The military in Fiji has tightened its grip on the country's media which started with newsrooms around the country being monitored and articles deemed critical of the president and military being pulled and this has escalated to the deportation of foreign journalists in the country.

Newsrooms around the country are being monitored with state authorities present to ensure articles deemed "inappropriate" are not published.
Newsrooms around the country responded to these clampdowns with its newspapers printing editions with several blank spaces where articles about the political situation would have been, stating government restrictions the reason.

The country's national television channel did not broadcast its nightly news bulletin on Sunday, showing instead a message on blanks screens stating there would be no news, later informing viewers that it was due to censorship.

The military's grip on the media has tightened with the deportation of foreign journalists.
According to the Australia Network News, Australian journalist, Sean Dorney, was deported from the country on Tuesday after Fiji's 'military-led government objected to his stories on its media crackdown and the censoring of local journalists'.

Mr. Dorney stated that the censorship "is just absolutely extraordinary, never in Fiji before has it been this tough, even after [Sitiveni] Rabuka's coup".
According to the report, Mr. Dorney says he was offered a deal where he could leave voluntarily but did not take it.

He later had his mobile phone confiscated and was held for about five hours with a TV crew from New Zealand, while officials reviewed footage shot on his camera.

He says things are even worse for local Fijian journalists.

He says the people of Fiji are unable to see any negative stories about the government.


Also, according to the report, Fijian journalist Edwin Nand spent a night in a police cell for reporting on Dorney's detention.
And a New Zealand television crew was deported after the government disagreed with their stories saying that the military ordered them to wipe all the material on their tapes.

According to Australia Network News, Fiji's military-led government has also shut down ABC Radio Australia's local FM transmitters in the country.
In addition, Bainimarama has blamed the media for the country's situation, stating that 'freedom of speech causes trouble'.

"That was how we ended up with what we came up with in the last couple of days," he told Radio New Zealand this morning.

"If we [the Government and the media] had worked together from 2006, we wouldn't have had that happen to us.

"The circumstances have changed. We [the Government] now decide what needs to be done for our country, for the reforms that need to be put in place for us to have a better Fiji.

"We want to come up with these reforms and the last thing we want to do is have opposition to these reforms throughout.

"So that was the reason we've come up with emergency regulations."

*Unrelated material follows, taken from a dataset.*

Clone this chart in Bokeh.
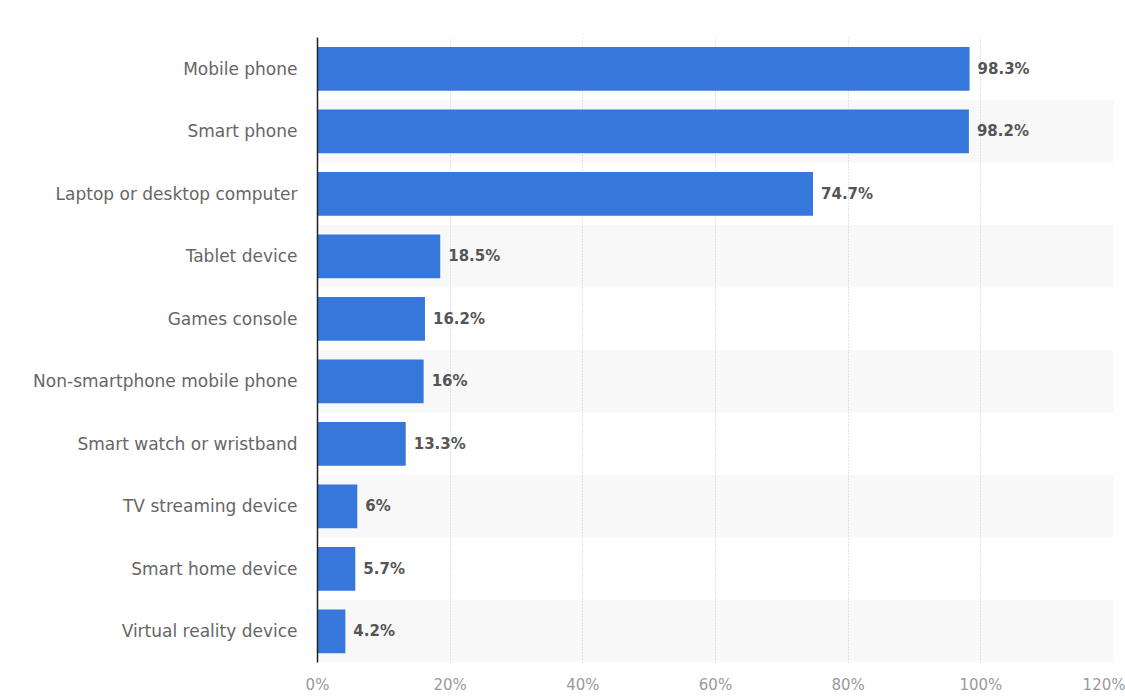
from bokeh.plotting import figure
from bokeh.models import FactorRange, ColumnDataSource, FixedTicker, CustomJSTickFormatter
from bokeh.core.properties import value
from bokeh.embed import file_html
from bokeh.resources import INLINE

categories = ["Mobile phone", "Smart phone", "Laptop or desktop computer", "Tablet device",
              "Games console", "Non-smartphone mobile phone", "Smart watch or wristband",
              "TV streaming device", "Smart home device", "Virtual reality device"]
shares = [98.3, 98.2, 74.7, 18.5, 16.2, 16, 13.3, 6, 5.7, 4.2]
x_ticks = [0, 20, 40, 60, 80, 100, 120]

labels = [f"{v:g}%" for v in shares]
band_cats = categories[1::2]

p = figure(frame_width=796, frame_height=625, output_backend="svg", toolbar_location=None,
           y_range=FactorRange(factors=list(reversed(categories))),
           x_range=(0, 120),
           min_border_left=317, min_border_right=12, min_border_top=37, min_border_bottom=30)
p.background_fill_color = "white"
p.border_fill_color = "white"
p.outline_line_color = None

bands = p.hbar(y=band_cats, left=0, right=120, height=1.0, fill_color="#f8f8f8", line_color=None)
bands.level = "image"

src = ColumnDataSource(dict(cat=categories, val=shares, lab=labels))
p.hbar(y="cat", right="val", left=0, height=0.7, source=src, fill_color="#3577DB", line_color=None)
p.text(x="val", y="cat", text="lab", source=src, x_offset=8, text_baseline="middle",
       text_font=value("DejaVu Sans"), text_font_style="bold", text_font_size="15px", text_color="#555555")

p.xgrid.ticker = FixedTicker(ticks=x_ticks)
p.xgrid.grid_line_color = "#c8c8c8"
p.xgrid.grid_line_dash = "1 2"
p.ygrid.grid_line_color = None

p.xaxis.ticker = FixedTicker(ticks=x_ticks)
p.xaxis.formatter = CustomJSTickFormatter(code="return tick + '%';")
p.xaxis.axis_line_color = None
p.xaxis.major_tick_line_color = None
p.xaxis.minor_tick_line_color = None
p.xaxis.major_tick_out = 0
p.xaxis.major_tick_in = 0
p.xaxis.major_label_standoff = 13
p.xaxis.major_label_text_font = "DejaVu Sans"
p.xaxis.major_label_text_font_size = "15px"
p.xaxis.major_label_text_color = "#9a9a9a"

p.yaxis.axis_line_color = "#222222"
p.yaxis.axis_line_width = 1.5
p.yaxis.major_tick_line_color = None
p.yaxis.minor_tick_line_color = None
p.yaxis.major_tick_out = 0
p.yaxis.major_tick_in = 0
p.yaxis.major_label_standoff = 20
p.yaxis.major_label_text_font = "DejaVu Sans"
p.yaxis.major_label_text_font_size = "17px"
p.yaxis.major_label_text_color = "#666666"

open("out.html", "w").write(file_html(p, INLINE))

In other updates from Fiji, the Governor of the Reserve Bank of Fiji has been removed from his position and replaced by his Deputy.
According to Fiji Times Online, Mr. Narube was told to vacate his office as his 'appointment was made by the Constitutional Offices Commission, in accordance with the 1997 Constitution and this has been left void after the abrogation of the constitution'.

Also, the Fiji dollar has been devalued by 20 per cent effective immediately as announced by the country's Reserve Bank.